§ **To be done**:
Output the first line of the listing and each line after it, up to and including the line that contains "-6.23, -6.40, -6.72]", exactly as written, minus the pictures.

§ **Source data**:

● ● ● ● ●

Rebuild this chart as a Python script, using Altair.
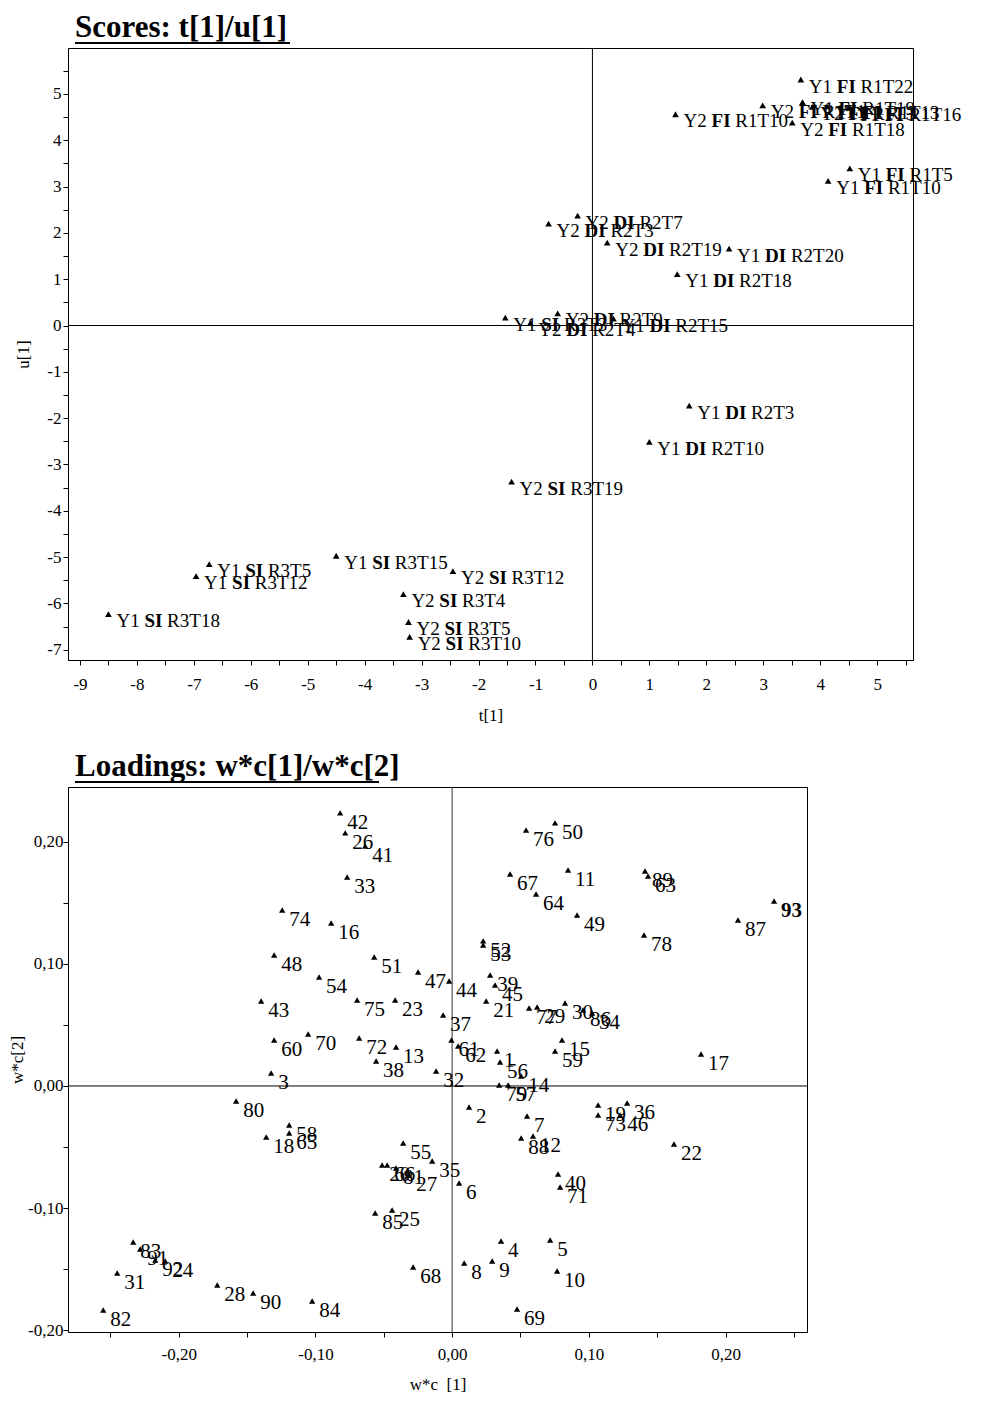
import altair as alt
import pandas as pd

FONT = "Liberation Serif"

# ---------------- Scores: t[1]/u[1] ----------------
score_title = ["Scores: t[1]/u[1]"]
score_year = ["Y1", "Y2", "Y1", "Y2", "Y1", "Y1", "Y2", "Y2", "Y1", "Y1",
              "Y2", "Y2", "Y2", "Y1", "Y1", "Y1", "Y2", "Y2", "Y1", "Y1",
              "Y1", "Y2", "Y1", "Y2", "Y1", "Y1", "Y2", "Y1", "Y2", "Y2"]
score_group = ["FI", "FI", "FI", "FI", "FI", "FI", "FI", "FI", "FI", "FI",
               "DI", "DI", "DI", "DI", "DI", "SI", "DI", "DI", "DI", "DI",
               "DI", "SI", "SI", "SI", "SI", "SI", "SI", "SI", "SI", "SI"]
score_code = ["R1T22", "R1T1", "R1T19", "R1T3", "R1T13", "R1T16", "R1T10", "R1T18", "R1T5", "R1T10",
              "R2T7", "R2T3", "R2T19", "R2T20", "R2T18", "R3T3", "R2T9", "R2T4", "R2T15", "R2T3",
              "R2T10", "R3T19", "R3T15", "R3T12", "R3T5", "R3T12", "R3T4", "R3T18", "R3T5", "R3T10"]
score_t = [3.66, 2.99, 3.69, 3.86, 4.12, 4.50, 1.46, 3.51, 4.52, 4.14,
           -0.26, -0.77, 0.26, 2.40, 1.49, -1.53, -0.61, -1.09, 0.37, 1.70,
           1.00, -1.42, -4.50, -2.45, -6.73, -6.96, -3.32, -8.50, -3.23, -3.21]
score_u = [5.31, 4.75, 4.82, 4.72, 4.73, 4.70, 4.56, 4.38, 3.39, 3.12,
           2.37, 2.20, 1.79, 1.66, 1.11, 0.17, 0.26, 0.06, 0.15, -1.73,
           -2.51, -3.37, -4.97, -5.30, -5.15, -5.41, -5.80, -6.23, -6.40, -6.72]

t_ticks = [-9, -8.5, -8, -7.5, -7, -6.5, -6, -5.5, -5, -4.5, -4, -3.5, -3, -2.5, -2, -1.5,
           -1, -0.5, 0, 0.5, 1, 1.5, 2, 2.5, 3, 3.5, 4, 4.5, 5, 5.5]
u_ticks = [-7, -6.5, -6, -5.5, -5, -4.5, -4, -3.5, -3, -2.5, -2, -1.5, -1, -0.5,
           0, 0.5, 1, 1.5, 2, 2.5, 3, 3.5, 4, 4.5, 5, 5.5]

# ---------------- Loadings: w*c[1]/w*c[2] ----------------
load_title = ["Loadings: w*c[1]/w*c[2]"]
load_id = list(range(1, 94))
load_x = [0.0329, 0.0124, -0.1324, 0.0358, 0.0717, 0.0051, 0.0548, 0.0088, 0.0293, 0.0768,
          0.0848, 0.0592, -0.0410, 0.0505, 0.0804, -0.0885, 0.1821, -0.1360, 0.1068, -0.0512,
          0.0249, 0.1623, -0.0417, -0.2099, -0.0439, -0.0782, -0.0314, -0.1718, 0.0622, 0.0826,
          -0.2450, -0.0117, -0.0768, 0.1024, -0.0146, 0.1280, -0.0066, -0.0556, 0.0278, 0.0775,
          -0.0636, -0.0819, -0.1397, -0.0022, 0.0314, 0.1229, -0.0249, -0.1302, 0.0914, 0.0753,
          -0.0570, 0.0227, 0.0227, -0.0973, -0.0358, 0.0351, 0.0410, -0.1192, 0.0753, -0.1302,
          -0.0005, 0.0044, 0.1433, 0.0614, -0.1192, -0.0475, 0.0424, -0.0285, 0.0475, -0.1053,
          0.0790, -0.0680, 0.1068, -0.1243, -0.0695, 0.0541, 0.0563, 0.1404, 0.0344, -0.1580,
          -0.0410, -0.2552, -0.2333, -0.1024, -0.0563, 0.0958, 0.2091, 0.0505, 0.1411, -0.1455,
          -0.2282, -0.2172, 0.2355]
load_y = [0.0287, -0.0172, 0.0107, -0.1270, -0.1262, -0.0795, -0.0246, -0.1451, -0.1434, -0.1516,
          0.1770, -0.0410, 0.0320, 0.0082, 0.0377, 0.1336, 0.0262, -0.0418, -0.0156, -0.0648,
          0.0697, -0.0475, 0.0705, -0.1434, -0.1016, 0.2074, -0.0730, -0.1631, 0.0648, 0.0680,
          -0.1533, 0.0123, 0.1713, 0.0598, -0.0615, -0.0139, 0.0582, 0.0205, 0.0910, -0.0721,
          0.1967, 0.2238, 0.0697, 0.0861, 0.0828, -0.0238, 0.0934, 0.1074, 0.1402, 0.2156,
          0.1057, 0.1189, 0.1156, 0.0893, -0.0467, 0.0197, 0.0008, -0.0320, 0.0287, 0.0377,
          0.0377, 0.0328, 0.1721, 0.1574, -0.0385, -0.0648, 0.1738, -0.1484, -0.1828, 0.0426,
          -0.0828, 0.0393, -0.0238, 0.1443, 0.0705, 0.2098, 0.0639, 0.1238, 0.0008, -0.0123,
          -0.0672, -0.1836, -0.1279, -0.1762, -0.1041, 0.0623, 0.1361, -0.0426, 0.1762, -0.1697,
          -0.1336, -0.1426, 0.1516]

wc_x_ticks = [-0.25, -0.2, -0.15, -0.1, -0.05, 0, 0.05, 0.1, 0.15, 0.2, 0.25]
wc_y_ticks = [-0.2, -0.15, -0.1, -0.05, 0, 0.05, 0.1, 0.15, 0.2]

# ---------------- common styling ----------------
INT_EXPR = "abs(datum.value - round(datum.value)) < 0.001 ? '' + datum.value : ''"
DEC_EXPR = ("abs(datum.value * 10 - round(datum.value * 10)) < 0.001 ? "
            "(datum.value < -0.0001 ? '-' : '') + replace(format(abs(datum.value), '.2f'), '.', ',') : ''")

axis_common = dict(grid=False, domainColor="black", tickColor="black", labelColor="black",
                   titleColor="black", labelFont=FONT, titleFont=FONT, labelFontSize=17,
                   titleFontSize=17, titleFontWeight="normal", tickSize=5)

TFS = 31  # panel title font size


def panel_title(text_list, underline_end):
    tdf = pd.DataFrame({"ttl": text_list})
    txt = alt.Chart(tdf).mark_text(align="left", baseline="alphabetic", font=FONT, fontSize=TFS,
                                   fontWeight="bold", color="black").encode(
        x=alt.value(7), y=alt.value(-11), text="ttl:N")
    ul = alt.Chart(tdf).mark_rule(color="black", strokeWidth=2).encode(
        x=alt.value(7), x2=alt.value(underline_end), y=alt.value(-5))
    return txt, ul


# ---------------- Scores panel ----------------
scores = pd.DataFrame({"year": score_year, "grp": score_group, "code": score_code,
                       "t": score_t, "u": score_u})

xs1 = alt.Scale(domain=[-9.21, 5.63], nice=False, zero=False)
ys1 = alt.Scale(domain=[-7.22, 5.99], nice=False, zero=False)
X1 = alt.X("t:Q", scale=xs1, axis=alt.Axis(values=t_ticks, labelExpr=INT_EXPR, title="t[1]",
                                          labelPadding=11, titlePadding=15, **axis_common))
Y1 = alt.Y("u:Q", scale=ys1, axis=alt.Axis(values=u_ticks, labelExpr=INT_EXPR, title="u[1]",
                                          labelPadding=2, titlePadding=14, **axis_common))

base1 = alt.Chart(scores).encode(x=X1, y=Y1)
pts1 = base1.mark_point(shape="triangle-up", filled=True, size=45, color="black", opacity=1)
SFS = 19
txt_kw = dict(align="left", baseline="middle", dy=7, font=FONT, fontSize=SFS, color="black")
pre1 = base1.mark_text(dx=8, **txt_kw).encode(text="year:N")
mid1 = base1.mark_text(dx=8 + 1.472 * SFS, fontWeight="bold", **txt_kw).encode(text="grp:N")
mid_w = {"FI": 1.0, "DI": 1.111, "SI": 0.945}
suf_layers = []
for g, w in mid_w.items():
    suf_layers.append(
        base1.transform_filter(alt.datum.grp == g)
        .mark_text(dx=8 + (1.472 + w + 0.25) * SFS, **txt_kw)
        .encode(text="code:N")
    )

zero_df = pd.DataFrame({"t": [0.0], "u": [0.0]})
zv1 = alt.Chart(zero_df).mark_rule(color="black", strokeWidth=1).encode(x=X1)
zh1 = alt.Chart(zero_df).mark_rule(color="black", strokeWidth=1).encode(y=Y1)
ttl1, ul1 = panel_title(score_title, 222)

top = alt.layer(zv1, zh1, ttl1, ul1, pts1, pre1, mid1, *suf_layers).properties(
    width=845, height=612)

# ---------------- Loadings panel ----------------
loads = pd.DataFrame({"id": load_id, "wx": load_x, "wy": load_y})
xs2 = alt.Scale(domain=[-0.281, 0.2596], nice=False, zero=False)
ys2 = alt.Scale(domain=[-0.2016, 0.245], nice=False, zero=False)
X2 = alt.X("wx:Q", scale=xs2, axis=alt.Axis(values=wc_x_ticks, labelExpr=DEC_EXPR,
                                           title="w*c\u00a0\u00a0[1]",
                                           labelPadding=9, titlePadding=14, **axis_common))
Y2 = alt.Y("wy:Q", scale=ys2, axis=alt.Axis(values=wc_y_ticks, labelExpr=DEC_EXPR, title="w*c[2]",
                                           labelPadding=0, titlePadding=1, **axis_common))
base2 = alt.Chart(loads).encode(x=X2, y=Y2)
pts2 = base2.mark_point(shape="triangle-up", filled=True, size=40, color="black", opacity=1)
lab_kw = dict(align="left", baseline="middle", dx=7, dy=10, font=FONT, fontSize=21, color="black")
lab2 = base2.transform_filter(alt.datum.id != 93).mark_text(**lab_kw).encode(text="id:N")
lab2b = base2.transform_filter(alt.datum.id == 93).mark_text(fontWeight="bold", **lab_kw).encode(text="id:N")

zero_df2 = pd.DataFrame({"wx": [0.0], "wy": [0.0]})
zv2 = alt.Chart(zero_df2).mark_rule(color="#333333", strokeWidth=1).encode(x=X2)
zh2 = alt.Chart(zero_df2).mark_rule(color="black", strokeWidth=1).encode(y=Y2)
ttl2, ul2 = panel_title(load_title, 311)

bottom = alt.layer(zv2, zh2, ttl2, ul2, pts2, lab2, lab2b).properties(
    width=739, height=545)

chart = alt.vconcat(top, bottom, spacing=26).properties(
    padding={"left": 0, "top": 3, "right": 2, "bottom": 0},
    background="white",
).configure_view(stroke="black", strokeWidth=1)

chart.save("out.html", embed_options={"renderer": "svg", "actions": False})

● ● ● ● ●

§ **Task result**:
Rebuild this chart as a Python script, using Altair.
import altair as alt
import pandas as pd

FONT = "Liberation Serif"

# ---------------- Scores: t[1]/u[1] ----------------
score_title = ["Scores: t[1]/u[1]"]
score_year = ["Y1", "Y2", "Y1", "Y2", "Y1", "Y1", "Y2", "Y2", "Y1", "Y1",
              "Y2", "Y2", "Y2", "Y1", "Y1", "Y1", "Y2", "Y2", "Y1", "Y1",
              "Y1", "Y2", "Y1", "Y2", "Y1", "Y1", "Y2", "Y1", "Y2", "Y2"]
score_group = ["FI", "FI", "FI", "FI", "FI", "FI", "FI", "FI", "FI", "FI",
               "DI", "DI", "DI", "DI", "DI", "SI", "DI", "DI", "DI", "DI",
               "DI", "SI", "SI", "SI", "SI", "SI", "SI", "SI", "SI", "SI"]
score_code = ["R1T22", "R1T1", "R1T19", "R1T3", "R1T13", "R1T16", "R1T10", "R1T18", "R1T5", "R1T10",
              "R2T7", "R2T3", "R2T19", "R2T20", "R2T18", "R3T3", "R2T9", "R2T4", "R2T15", "R2T3",
              "R2T10", "R3T19", "R3T15", "R3T12", "R3T5", "R3T12", "R3T4", "R3T18", "R3T5", "R3T10"]
score_t = [3.66, 2.99, 3.69, 3.86, 4.12, 4.50, 1.46, 3.51, 4.52, 4.14,
           -0.26, -0.77, 0.26, 2.40, 1.49, -1.53, -0.61, -1.09, 0.37, 1.70,
           1.00, -1.42, -4.50, -2.45, -6.73, -6.96, -3.32, -8.50, -3.23, -3.21]
score_u = [5.31, 4.75, 4.82, 4.72, 4.73, 4.70, 4.56, 4.38, 3.39, 3.12,
           2.37, 2.20, 1.79, 1.66, 1.11, 0.17, 0.26, 0.06, 0.15, -1.73,
           -2.51, -3.37, -4.97, -5.30, -5.15, -5.41, -5.80, -6.23, -6.40, -6.72]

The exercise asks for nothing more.